### SET PROBLEM
Starting at the first line of the data, print each line verbatim up to and including the line bearing "import pandas as pd", omitting pictures.

### PROVIDED MATERIAL
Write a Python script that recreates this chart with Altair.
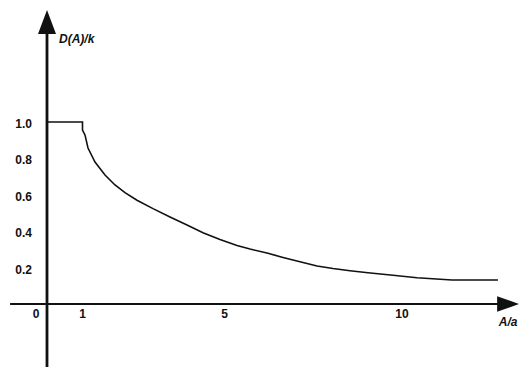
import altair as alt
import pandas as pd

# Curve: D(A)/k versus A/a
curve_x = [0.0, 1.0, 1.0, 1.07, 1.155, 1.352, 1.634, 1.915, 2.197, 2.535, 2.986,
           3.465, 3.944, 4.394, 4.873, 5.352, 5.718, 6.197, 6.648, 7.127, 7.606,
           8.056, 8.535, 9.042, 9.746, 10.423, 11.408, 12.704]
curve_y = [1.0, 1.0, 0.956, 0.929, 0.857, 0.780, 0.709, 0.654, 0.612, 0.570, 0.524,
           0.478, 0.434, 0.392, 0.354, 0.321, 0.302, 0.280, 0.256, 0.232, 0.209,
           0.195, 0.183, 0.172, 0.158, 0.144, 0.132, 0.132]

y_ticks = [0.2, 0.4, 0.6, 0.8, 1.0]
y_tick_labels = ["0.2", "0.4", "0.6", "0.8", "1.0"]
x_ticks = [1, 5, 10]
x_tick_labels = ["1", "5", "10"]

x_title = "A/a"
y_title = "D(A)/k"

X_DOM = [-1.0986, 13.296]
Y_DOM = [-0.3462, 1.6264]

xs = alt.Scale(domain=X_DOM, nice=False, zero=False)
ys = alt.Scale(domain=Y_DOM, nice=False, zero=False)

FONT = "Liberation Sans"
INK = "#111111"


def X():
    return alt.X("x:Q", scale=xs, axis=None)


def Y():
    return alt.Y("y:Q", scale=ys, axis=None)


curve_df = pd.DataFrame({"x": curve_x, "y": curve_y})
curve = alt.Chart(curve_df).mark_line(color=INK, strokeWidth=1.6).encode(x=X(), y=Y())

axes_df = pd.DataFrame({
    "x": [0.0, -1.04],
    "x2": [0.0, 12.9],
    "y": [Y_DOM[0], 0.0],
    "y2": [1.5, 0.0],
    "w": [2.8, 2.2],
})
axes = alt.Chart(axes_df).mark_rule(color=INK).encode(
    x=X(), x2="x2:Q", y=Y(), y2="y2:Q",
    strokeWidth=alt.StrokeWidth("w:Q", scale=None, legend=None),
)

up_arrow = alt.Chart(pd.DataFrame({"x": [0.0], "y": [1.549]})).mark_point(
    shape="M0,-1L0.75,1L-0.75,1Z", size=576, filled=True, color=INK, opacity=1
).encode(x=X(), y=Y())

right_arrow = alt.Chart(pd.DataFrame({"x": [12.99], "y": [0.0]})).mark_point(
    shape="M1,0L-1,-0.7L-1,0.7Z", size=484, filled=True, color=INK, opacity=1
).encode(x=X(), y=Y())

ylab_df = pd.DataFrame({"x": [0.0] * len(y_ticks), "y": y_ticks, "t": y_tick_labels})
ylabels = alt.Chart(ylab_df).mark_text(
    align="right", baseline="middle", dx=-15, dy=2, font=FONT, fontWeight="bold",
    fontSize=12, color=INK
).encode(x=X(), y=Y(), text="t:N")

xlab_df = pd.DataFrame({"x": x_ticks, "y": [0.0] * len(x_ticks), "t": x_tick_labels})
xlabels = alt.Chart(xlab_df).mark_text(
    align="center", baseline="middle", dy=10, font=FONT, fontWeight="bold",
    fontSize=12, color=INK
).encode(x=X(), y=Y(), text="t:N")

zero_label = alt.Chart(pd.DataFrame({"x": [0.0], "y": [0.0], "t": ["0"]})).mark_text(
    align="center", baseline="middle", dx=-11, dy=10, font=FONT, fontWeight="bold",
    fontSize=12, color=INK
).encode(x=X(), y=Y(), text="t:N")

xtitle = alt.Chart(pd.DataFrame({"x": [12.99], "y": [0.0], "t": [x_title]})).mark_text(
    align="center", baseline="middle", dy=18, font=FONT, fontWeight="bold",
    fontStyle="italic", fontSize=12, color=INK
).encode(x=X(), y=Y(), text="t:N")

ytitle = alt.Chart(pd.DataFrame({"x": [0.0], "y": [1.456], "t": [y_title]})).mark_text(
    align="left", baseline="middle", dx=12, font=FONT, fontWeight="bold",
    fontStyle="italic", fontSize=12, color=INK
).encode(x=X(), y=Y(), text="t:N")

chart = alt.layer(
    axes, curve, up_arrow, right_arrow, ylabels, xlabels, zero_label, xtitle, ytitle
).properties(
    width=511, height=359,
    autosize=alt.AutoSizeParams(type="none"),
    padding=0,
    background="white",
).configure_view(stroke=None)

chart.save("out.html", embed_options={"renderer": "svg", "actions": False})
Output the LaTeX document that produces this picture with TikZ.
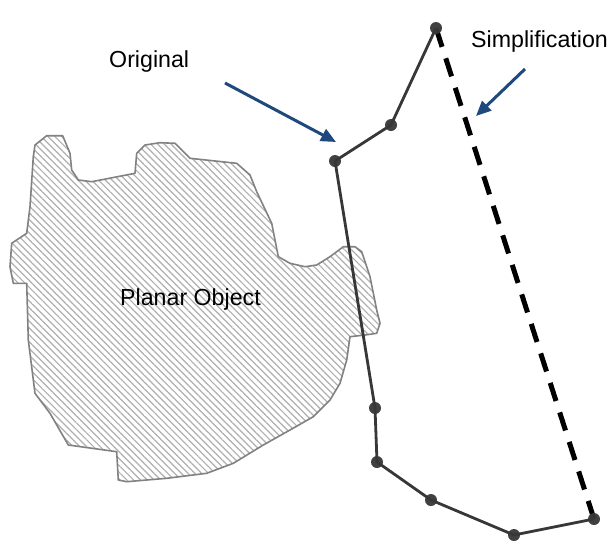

### EXERCISE SOLUTION
Write a Python script that recreates this chart with Altair.
import altair as alt
import pandas as pd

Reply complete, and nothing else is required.